It isn't really hitting me yet how close to the end of the year we are. It's doubtful I'll get around to half the remaining games on my Shame pile, let alone the dozen or so new games this year that I intended to play. I guess that's the nature of the modern video game industry, where we're frequently spoiled for choice. To quote Ray Smuckles speaking German he picked up from adult movies: It is a problem I enjoy. Nevertheless, towards the end of the month in lieu of the usual Octurbo antics (an upcoming Wiki Project involves more of the PC Engine, so I'll give it its annual and probably undeserved due then), I'm considering joining a few of my GiantBombblogger contemporaries on this site in a concerted effort to alleviate my backlog, ticking off a bunch of Steam Indies at the very least. Probably won't be a daily thing, unlike May Madness/Mastery, but it wouldn't hurt to make some space for whatever I end up buying myself for my birthday at the end of this month.
Speaking of which, I've decided to postpone the purchase of a new console. Christmas seems the more likely option, given the much-anticipated releases of Just Cause 3 and Fallout 4 sitting between the end of this month and December 25th, not to mention the reduced console bundles that tend show up in the holiday season; I hear the PS4 might be getting a price drop in Europe any day now. I might just get in on Super Mario Maker while the iron's still lukewarm and save the rest of my gift card reserves for a PS4/XB1 and a few choice games to go with it.
But that's all modern-day business. Who wants to read about new video games? Here's a hot Atari ST banger from 1992:
Wizkid
As with Kid Gloves, another game with a youthful title, Sensible Software's Wizkid meant a lot to me and my development as a video game-playing person in that it taught me that games could be utter bullshit sometimes, but in a constructive way. Unlike Kid Gloves, which taught me the importance of perseverance and memorization in games where I'd often be flying by the seat of my big boy pants, Wizkid imparted to me the importance of game design that will continue to keep people guessing.
It's a lost art in this era of online walkthroughs and the near total demise of the graphic adventure game genre after it frequently expended a player's patience with nonsense they would never think to try in a million years, but we'll still see games like Fez and this recent Destiny: Taken King reboot engendering discussions in hushed tones about the myriad secrets folk are still uncovering. I've seen a lot of reviews of Undertale that basically boil down to "I don't want to say too much about anything that happens because it might spoil the surprise, but you should probably play this". This is generally how I felt about Wizkid at the time, though I was not party to any big community conversation about its bizarre non-sequitur gameplay: I had to figure that shit out from trial and error.

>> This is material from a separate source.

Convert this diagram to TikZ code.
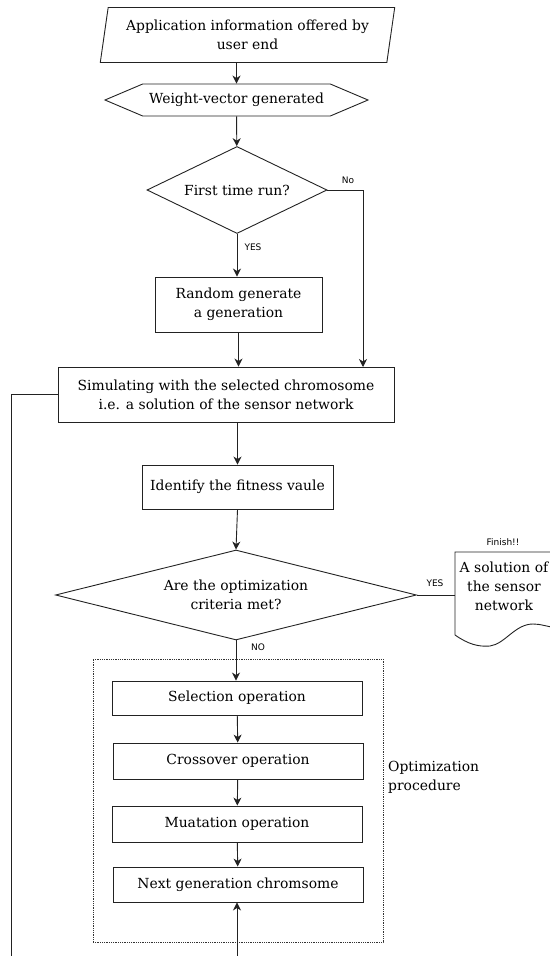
\documentclass[tikz,border=0pt]{standalone}
\usepackage{fontspec}
\setmainfont{DejaVu Serif}
\newfontfamily\lblfont{DejaVu Sans}
\usepackage{tikz}
\usetikzlibrary{arrows.meta, positioning, shapes.geometric, shapes.symbols}
\definecolor{edgegray}{HTML}{222222}
\tikzset{
  flowtext/.style={font=\fontsize{13.9}{19}\selectfont,align=center,inner sep=0pt},
  stepbox/.style={flowtext,rectangle,draw=edgegray,line width=0.9pt},
  ionode/.style={stepbox,trapezium,trapezium left angle=77,trapezium right angle=103,
    trapezium stretches=true},
  prepnode/.style={stepbox,signal,signal to=west and east,signal pointer angle=46},
  decnode/.style={stepbox,diamond},
  optframe/.style={draw=black!80,densely dotted,line width=0.8pt},
  flowline/.style={line width=0.9pt,edgegray},
  flowarr/.style={flowline,-{Stealth[length=8pt,width=8pt,inset=2.5pt]}},
  tinylbl/.style={font=\lblfont\fontsize{9}{10}\selectfont,inner sep=0pt},
}

\begin{document}
\begin{tikzpicture}[x=1pt,y=-1pt]
  \useasboundingbox (0,0) rectangle (549,956);
  \node[ionode,minimum width=295,minimum height=55] (nApp) at (247.5,35) {Application information offered by\\user end};
  \node[prepnode,minimum width=263,minimum height=32] (nWeight) at (236.5,100) {Weight-vector generated};
  \node[decnode,aspect=2.07,minimum width=180,minimum height=87] (nFirst) at (237,190) {First time run?};
  \node[stepbox,minimum width=167,minimum height=55] (nRand) at (238.5,304.5) {Random generate\\a generation};
  \node[stepbox,minimum width=336,minimum height=55] (nSim) at (226,394.5) {Simulating with the selected chromosome\\i.e. a solution of the sensor network};
  \node[stepbox,minimum width=191,minimum height=44] (nFit) at (237.5,487) {Identify the fitness vaule};
  \node[decnode,aspect=4,minimum width=361,minimum height=90] (nCrit) at (236,595) {Are the optimization\\criteria met?};
  \node[stepbox,minimum width=250,minimum height=34] (nSel) at (237,698) {Selection operation};
  \node[stepbox,minimum width=250,minimum height=36] (nCross) at (238,761) {Crossover operation};
  \node[stepbox,minimum width=250,minimum height=36] (nMut) at (237,824) {Muatation operation};
  \node[stepbox,minimum width=250,minimum height=35] (nNext) at (238,884.5) {Next generation chromsome};
  \node[optframe,minimum width=290,minimum height=283] (nOpt) at (238,800.5) {};
  \node[flowtext,align=left,anchor=west] (nOptLbl) at (388,777) {Optimization\\procedure};
  % finish document
  \node[flowtext,minimum width=98] (nSol) at (504,586) {A solution of\\the sensor\\network};
  \draw[flowline] (455,635) -- (455,552) -- (560,552) -- (560,629)
    .. controls (546,626) and (540,624) .. (533,624)
    .. controls (515,624) and (505,644) .. (490,646)
    .. controls (478,647) and (468,644) .. (455,635);
  \node[tinylbl] (lFinish) at (503,542) {Finish!!};
  \coordinate (cNo) at (363,367);
  \coordinate (cLoopL) at (11,956);
  \coordinate (cLoopB) at (237,956);
  \draw[flowarr] (nApp.south -| nWeight.north) -- (nWeight.north);
  \draw[flowarr] (nWeight) -- (nFirst);
  \draw[flowarr] (nFirst) -- (nRand.north -| nFirst.south);
  \draw[flowarr] (nFirst.east) -| (cNo);
  \draw[flowarr] (nRand.south) -- (nRand.south |- nSim.north);
  \draw[flowarr] (nSim.south -| nFit.north) -- (nFit.north);
  \draw[flowarr] (nFit.south) -- (nCrit.north);
  \draw[flowline] (nCrit.east) -- (nCrit.east -| nSol.west);
  \draw[flowarr] (nCrit.south) -- (nSel.north -| nCrit.south);
  \draw[flowarr] (nSel) -- (nCross);
  \draw[flowarr] (nCross) -- (nMut);
  \draw[flowarr] (nMut) -- (nNext);
  \draw[flowarr] (cLoopB) -- (nNext.south -| cLoopB);
  \draw[flowline] (nSim.west) -| (cLoopL);
  \node[tinylbl] (lNo) at (348,180) {No};
  \node[tinylbl] (lYes) at (253,247) {YES};
  \node[tinylbl] (lYes2) at (435,583) {YES};
  \node[tinylbl] (lNoCrit) at (258,647) {NO};
\end{tikzpicture}
\end{document}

Wizkid is the sequel to Wizball, which pretty much pushed it to the top of my wishlist before learning anything else about it. It's entirely dissimilar, however, beyond the fact that you spend most of the game controlling a floating green head through a series of stages with peculiar backdrops. Rather than being a dual-directional horizontal shoot 'em up in the style of Defender, Wizkid is a little more like an inverse Breakout: there is no paddle, you are the ball and the blocks are there to be dislodged and thrown at enemies. Eliminating every wave of enemy without exhausting all the available blocks allows you to move onto the next screen. I've fully capped the tutorial below, so it'll make more sense then. What won't make sense is the rest of the game, but I'll hopefully be able to convey the twisted genius of Wizkid in a handful of screenshots. Nothing is ever as it seems, and that's probably why it's one of my favorite games for the system.

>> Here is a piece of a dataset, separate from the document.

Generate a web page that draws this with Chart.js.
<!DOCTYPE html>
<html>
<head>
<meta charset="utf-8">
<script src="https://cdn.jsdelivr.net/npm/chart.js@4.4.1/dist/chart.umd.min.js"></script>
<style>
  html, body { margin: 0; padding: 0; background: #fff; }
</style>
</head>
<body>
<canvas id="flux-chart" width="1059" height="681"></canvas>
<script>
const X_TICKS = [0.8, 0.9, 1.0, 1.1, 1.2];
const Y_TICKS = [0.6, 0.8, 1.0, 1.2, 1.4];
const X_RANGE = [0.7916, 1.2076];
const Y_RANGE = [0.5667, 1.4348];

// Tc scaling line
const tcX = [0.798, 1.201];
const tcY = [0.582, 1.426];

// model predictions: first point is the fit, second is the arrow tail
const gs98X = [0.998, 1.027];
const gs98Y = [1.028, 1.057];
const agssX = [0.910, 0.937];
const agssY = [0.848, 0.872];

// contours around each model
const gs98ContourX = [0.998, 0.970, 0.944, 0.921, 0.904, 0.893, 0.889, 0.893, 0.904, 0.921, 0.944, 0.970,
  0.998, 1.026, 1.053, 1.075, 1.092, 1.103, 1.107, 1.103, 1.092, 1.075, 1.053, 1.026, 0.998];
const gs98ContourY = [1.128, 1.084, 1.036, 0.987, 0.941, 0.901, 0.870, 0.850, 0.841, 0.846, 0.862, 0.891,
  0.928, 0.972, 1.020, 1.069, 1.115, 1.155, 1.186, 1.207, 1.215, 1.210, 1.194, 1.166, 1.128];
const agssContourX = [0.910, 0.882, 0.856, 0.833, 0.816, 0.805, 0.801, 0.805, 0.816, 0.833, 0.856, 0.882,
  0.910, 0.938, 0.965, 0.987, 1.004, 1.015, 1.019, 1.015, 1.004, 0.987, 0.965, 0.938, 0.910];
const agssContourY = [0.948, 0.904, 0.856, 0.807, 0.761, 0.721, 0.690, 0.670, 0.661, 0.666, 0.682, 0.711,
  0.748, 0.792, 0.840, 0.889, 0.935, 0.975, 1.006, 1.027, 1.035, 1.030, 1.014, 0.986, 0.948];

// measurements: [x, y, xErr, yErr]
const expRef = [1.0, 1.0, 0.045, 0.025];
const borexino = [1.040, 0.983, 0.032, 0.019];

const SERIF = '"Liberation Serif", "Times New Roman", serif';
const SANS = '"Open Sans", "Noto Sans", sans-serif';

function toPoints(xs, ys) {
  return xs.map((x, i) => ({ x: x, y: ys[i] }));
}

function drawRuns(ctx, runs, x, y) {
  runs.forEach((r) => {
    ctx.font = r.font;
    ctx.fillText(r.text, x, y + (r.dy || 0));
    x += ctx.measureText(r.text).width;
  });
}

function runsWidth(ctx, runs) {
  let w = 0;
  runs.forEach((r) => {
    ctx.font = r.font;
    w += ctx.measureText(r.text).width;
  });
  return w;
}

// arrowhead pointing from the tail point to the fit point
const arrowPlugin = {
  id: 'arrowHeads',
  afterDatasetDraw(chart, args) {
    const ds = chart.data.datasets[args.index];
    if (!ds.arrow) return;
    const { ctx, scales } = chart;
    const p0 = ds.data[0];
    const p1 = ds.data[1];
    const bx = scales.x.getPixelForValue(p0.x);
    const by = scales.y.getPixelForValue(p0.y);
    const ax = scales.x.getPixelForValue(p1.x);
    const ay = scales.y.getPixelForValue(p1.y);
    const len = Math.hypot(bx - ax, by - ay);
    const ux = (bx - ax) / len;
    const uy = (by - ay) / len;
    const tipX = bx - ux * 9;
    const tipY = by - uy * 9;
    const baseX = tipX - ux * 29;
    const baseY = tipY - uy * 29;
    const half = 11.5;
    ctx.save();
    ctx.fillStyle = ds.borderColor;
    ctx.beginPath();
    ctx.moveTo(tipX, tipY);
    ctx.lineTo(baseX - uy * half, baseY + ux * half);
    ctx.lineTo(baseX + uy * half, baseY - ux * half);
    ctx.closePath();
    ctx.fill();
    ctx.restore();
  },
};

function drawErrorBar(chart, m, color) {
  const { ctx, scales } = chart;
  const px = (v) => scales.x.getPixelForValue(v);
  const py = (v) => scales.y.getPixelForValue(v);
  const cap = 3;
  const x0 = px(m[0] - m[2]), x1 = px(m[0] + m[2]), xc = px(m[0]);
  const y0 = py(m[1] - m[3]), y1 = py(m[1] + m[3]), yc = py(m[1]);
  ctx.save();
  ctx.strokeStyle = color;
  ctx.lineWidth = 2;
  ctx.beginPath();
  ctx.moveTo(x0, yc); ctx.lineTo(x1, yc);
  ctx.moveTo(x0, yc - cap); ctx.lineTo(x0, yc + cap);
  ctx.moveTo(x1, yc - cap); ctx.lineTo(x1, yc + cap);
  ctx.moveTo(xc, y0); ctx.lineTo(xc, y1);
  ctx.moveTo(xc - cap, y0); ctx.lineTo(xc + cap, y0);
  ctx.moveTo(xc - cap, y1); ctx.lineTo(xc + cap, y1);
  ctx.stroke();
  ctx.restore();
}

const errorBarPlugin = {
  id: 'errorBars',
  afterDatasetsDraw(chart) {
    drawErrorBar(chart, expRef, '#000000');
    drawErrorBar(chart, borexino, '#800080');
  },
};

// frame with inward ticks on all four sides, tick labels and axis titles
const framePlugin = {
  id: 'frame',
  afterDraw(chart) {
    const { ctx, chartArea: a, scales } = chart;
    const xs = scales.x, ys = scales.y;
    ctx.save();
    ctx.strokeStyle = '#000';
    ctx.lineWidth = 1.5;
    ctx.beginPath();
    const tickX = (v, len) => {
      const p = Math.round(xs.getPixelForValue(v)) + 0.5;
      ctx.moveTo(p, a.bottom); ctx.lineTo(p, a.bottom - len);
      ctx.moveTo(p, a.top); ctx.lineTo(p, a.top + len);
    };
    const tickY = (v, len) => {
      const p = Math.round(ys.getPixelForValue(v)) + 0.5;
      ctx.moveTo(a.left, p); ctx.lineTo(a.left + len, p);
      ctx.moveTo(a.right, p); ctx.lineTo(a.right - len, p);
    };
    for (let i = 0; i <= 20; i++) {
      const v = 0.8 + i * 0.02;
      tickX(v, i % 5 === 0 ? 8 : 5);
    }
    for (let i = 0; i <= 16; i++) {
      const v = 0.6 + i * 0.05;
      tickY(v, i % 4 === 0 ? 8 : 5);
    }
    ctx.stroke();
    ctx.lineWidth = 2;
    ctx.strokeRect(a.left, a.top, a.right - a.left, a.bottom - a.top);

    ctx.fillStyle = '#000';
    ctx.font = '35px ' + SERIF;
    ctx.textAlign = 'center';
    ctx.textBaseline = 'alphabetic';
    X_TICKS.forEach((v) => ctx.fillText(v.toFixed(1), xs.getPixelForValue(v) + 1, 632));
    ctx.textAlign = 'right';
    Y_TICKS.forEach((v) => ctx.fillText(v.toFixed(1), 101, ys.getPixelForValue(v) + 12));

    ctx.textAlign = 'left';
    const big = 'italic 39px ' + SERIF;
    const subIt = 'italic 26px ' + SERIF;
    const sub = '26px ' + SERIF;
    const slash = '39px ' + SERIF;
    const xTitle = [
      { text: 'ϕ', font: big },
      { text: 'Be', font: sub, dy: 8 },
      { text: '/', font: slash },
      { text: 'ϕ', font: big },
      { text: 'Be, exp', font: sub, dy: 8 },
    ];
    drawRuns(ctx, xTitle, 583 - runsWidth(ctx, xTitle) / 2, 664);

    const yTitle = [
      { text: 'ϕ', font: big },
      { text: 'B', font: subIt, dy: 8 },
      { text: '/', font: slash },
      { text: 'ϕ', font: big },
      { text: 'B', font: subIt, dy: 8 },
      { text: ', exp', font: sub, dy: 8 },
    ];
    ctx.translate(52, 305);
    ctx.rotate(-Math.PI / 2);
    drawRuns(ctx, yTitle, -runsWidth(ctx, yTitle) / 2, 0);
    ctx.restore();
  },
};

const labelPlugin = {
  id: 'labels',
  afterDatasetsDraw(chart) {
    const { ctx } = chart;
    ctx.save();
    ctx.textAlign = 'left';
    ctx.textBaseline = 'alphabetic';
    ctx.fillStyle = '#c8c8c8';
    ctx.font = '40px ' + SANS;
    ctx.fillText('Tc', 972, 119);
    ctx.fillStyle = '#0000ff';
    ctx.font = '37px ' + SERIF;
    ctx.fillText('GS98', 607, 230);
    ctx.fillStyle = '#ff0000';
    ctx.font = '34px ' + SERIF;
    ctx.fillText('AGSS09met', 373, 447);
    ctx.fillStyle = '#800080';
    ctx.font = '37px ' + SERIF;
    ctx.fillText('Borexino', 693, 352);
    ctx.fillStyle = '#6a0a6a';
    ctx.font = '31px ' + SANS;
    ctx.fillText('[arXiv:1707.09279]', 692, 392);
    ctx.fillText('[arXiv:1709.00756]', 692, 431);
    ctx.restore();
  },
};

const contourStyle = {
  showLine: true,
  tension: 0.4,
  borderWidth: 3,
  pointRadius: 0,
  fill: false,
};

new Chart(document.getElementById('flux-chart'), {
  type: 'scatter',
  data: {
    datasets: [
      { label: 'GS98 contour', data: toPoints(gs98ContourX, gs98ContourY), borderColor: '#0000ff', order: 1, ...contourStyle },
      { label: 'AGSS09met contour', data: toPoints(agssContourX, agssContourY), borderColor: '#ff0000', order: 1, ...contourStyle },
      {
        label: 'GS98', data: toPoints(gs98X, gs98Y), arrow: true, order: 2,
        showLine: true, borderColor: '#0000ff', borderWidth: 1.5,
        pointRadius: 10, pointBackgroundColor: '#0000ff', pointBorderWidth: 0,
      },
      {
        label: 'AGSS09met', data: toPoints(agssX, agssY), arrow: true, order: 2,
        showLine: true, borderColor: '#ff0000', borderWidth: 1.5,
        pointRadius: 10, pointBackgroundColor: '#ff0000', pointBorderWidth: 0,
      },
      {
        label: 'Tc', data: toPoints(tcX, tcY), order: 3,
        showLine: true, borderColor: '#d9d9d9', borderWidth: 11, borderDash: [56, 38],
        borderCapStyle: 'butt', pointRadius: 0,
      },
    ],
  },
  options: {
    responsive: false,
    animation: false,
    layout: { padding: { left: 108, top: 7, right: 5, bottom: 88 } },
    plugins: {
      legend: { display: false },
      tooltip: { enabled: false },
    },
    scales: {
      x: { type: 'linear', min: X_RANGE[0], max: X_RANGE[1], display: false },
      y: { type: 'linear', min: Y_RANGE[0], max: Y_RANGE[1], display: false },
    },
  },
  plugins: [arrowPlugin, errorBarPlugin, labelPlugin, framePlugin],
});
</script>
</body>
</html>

While I love its colorful shell and evil core to pieces, Wizkid is definitely the sort of game that wouldn't fly in this day and age. It relies too much on the moon logic and randumb humor that the Indie market is already starting to drive into the ground with over-saturation. Yet, the game has the same essence of player-fuckery that I've observed (and enjoyed) with the rivalries caused by Super Mario Maker levels and their frequently and deliberately unfair traps, trials and tribulations. Dan Ryckert (with a little help from the GB community) and Patrick Klepek especially seem to be locked into this mutual downward spiral into madness, and I couldn't be more entertained by the results. The spirit of Wizkid's interactive whimsical vexations will live on for as long as there are jerkwads in the world with enough motivation to create their own.